__TASK DETAILS__.
Check each line of the listing, and copy it if it contains the word "this".

Start of DATASET ROWS

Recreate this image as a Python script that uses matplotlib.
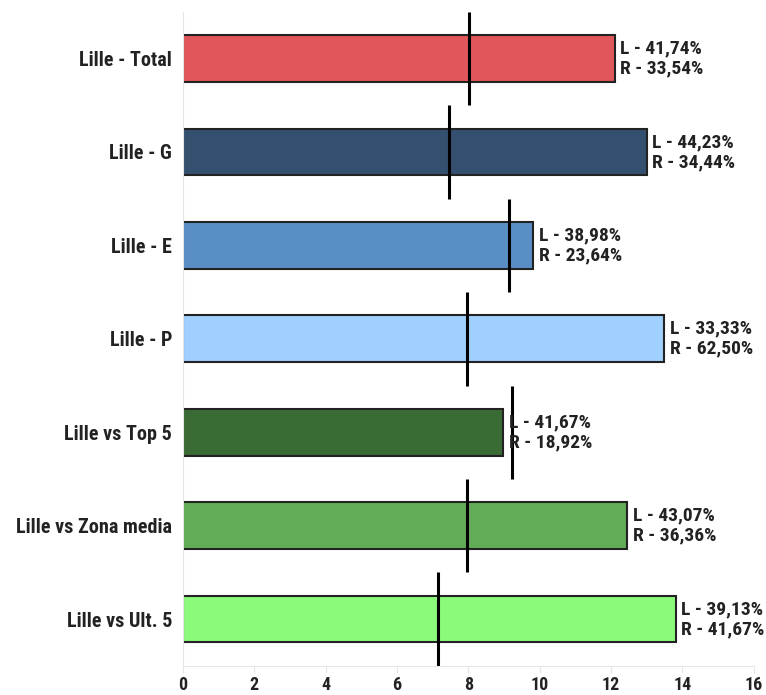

End of DATASET ROWS
Start of DATASET ROWS

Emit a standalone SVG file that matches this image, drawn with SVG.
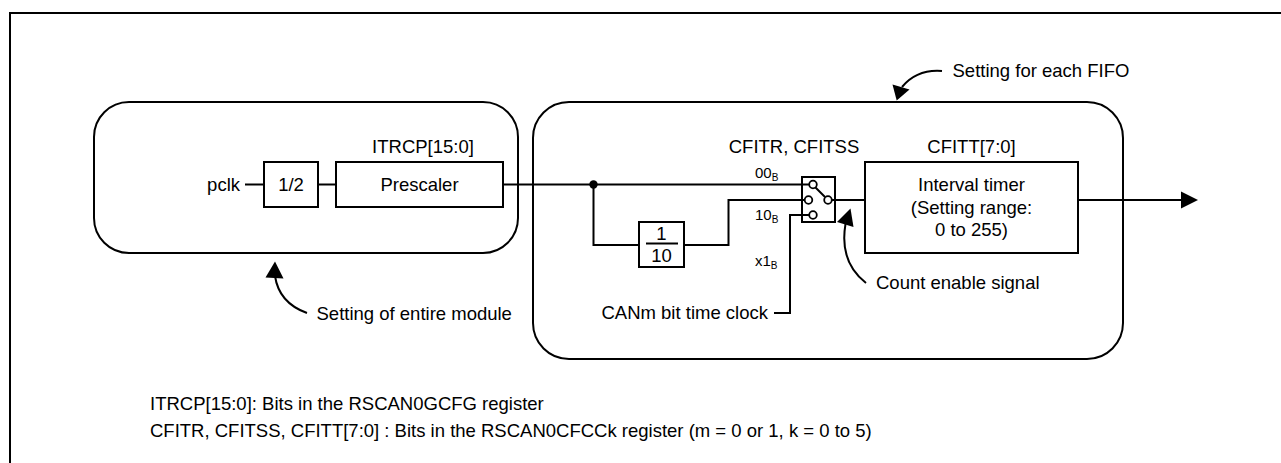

End of DATASET ROWS
Start of DATASET ROWS

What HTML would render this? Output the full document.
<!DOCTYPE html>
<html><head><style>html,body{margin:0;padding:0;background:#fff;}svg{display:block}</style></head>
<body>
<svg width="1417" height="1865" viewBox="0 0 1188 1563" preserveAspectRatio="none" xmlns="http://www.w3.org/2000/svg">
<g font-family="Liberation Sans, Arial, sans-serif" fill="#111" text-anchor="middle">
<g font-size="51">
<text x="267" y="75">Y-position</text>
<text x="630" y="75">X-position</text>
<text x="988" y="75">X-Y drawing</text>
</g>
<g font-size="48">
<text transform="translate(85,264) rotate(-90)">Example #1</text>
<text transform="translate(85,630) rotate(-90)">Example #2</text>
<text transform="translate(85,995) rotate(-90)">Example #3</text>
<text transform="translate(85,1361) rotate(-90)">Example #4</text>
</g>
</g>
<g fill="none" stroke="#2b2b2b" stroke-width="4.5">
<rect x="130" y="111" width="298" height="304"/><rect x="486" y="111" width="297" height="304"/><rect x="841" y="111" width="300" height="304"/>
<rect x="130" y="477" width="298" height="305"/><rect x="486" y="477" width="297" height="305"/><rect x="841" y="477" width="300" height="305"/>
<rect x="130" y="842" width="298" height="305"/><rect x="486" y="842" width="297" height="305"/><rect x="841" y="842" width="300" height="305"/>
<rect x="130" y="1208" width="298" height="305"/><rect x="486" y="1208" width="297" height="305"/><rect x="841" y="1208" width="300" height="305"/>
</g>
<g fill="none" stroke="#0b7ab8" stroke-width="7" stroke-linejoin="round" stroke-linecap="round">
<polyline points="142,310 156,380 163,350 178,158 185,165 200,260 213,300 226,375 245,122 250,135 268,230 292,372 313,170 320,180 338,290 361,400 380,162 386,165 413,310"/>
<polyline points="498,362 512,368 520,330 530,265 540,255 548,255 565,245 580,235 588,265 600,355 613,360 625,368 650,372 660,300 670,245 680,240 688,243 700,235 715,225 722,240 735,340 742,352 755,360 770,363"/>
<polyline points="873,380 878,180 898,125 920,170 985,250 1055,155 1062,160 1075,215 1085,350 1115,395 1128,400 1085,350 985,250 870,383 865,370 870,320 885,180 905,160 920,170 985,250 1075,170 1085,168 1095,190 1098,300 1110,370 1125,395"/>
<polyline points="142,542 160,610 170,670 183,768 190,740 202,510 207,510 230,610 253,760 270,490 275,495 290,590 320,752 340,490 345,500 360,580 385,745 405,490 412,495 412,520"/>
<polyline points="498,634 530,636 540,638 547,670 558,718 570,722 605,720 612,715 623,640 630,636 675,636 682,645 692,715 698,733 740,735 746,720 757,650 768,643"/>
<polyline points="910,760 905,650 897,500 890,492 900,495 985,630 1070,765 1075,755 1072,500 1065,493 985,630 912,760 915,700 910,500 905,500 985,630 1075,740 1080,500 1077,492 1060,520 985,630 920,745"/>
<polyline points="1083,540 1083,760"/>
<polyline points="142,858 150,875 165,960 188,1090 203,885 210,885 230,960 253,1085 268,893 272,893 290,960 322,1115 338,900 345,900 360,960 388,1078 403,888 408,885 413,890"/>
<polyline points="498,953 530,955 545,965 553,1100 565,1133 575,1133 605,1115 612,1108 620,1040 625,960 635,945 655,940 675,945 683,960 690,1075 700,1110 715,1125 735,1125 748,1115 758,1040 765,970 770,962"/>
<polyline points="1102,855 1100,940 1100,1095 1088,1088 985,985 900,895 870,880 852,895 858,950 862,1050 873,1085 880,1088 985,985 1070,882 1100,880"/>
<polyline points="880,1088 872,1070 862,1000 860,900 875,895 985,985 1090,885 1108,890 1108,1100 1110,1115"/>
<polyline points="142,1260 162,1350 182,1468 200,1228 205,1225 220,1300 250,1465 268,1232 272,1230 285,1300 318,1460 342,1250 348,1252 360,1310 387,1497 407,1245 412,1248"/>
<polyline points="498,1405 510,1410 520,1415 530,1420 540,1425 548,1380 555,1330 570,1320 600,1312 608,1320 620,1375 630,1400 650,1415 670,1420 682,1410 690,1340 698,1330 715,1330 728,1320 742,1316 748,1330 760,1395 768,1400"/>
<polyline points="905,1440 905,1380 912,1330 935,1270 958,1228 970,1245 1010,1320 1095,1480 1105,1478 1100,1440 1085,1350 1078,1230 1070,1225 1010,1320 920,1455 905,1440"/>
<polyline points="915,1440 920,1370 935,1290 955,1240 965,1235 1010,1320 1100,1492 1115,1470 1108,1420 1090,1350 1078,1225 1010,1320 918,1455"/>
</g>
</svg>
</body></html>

End of DATASET ROWS

__REPLY TO THE TASK__.
Recreate this image as a Python script that uses matplotlib.
Emit a standalone SVG file that matches this image, drawn with SVG.
What HTML would render this? Output the full document.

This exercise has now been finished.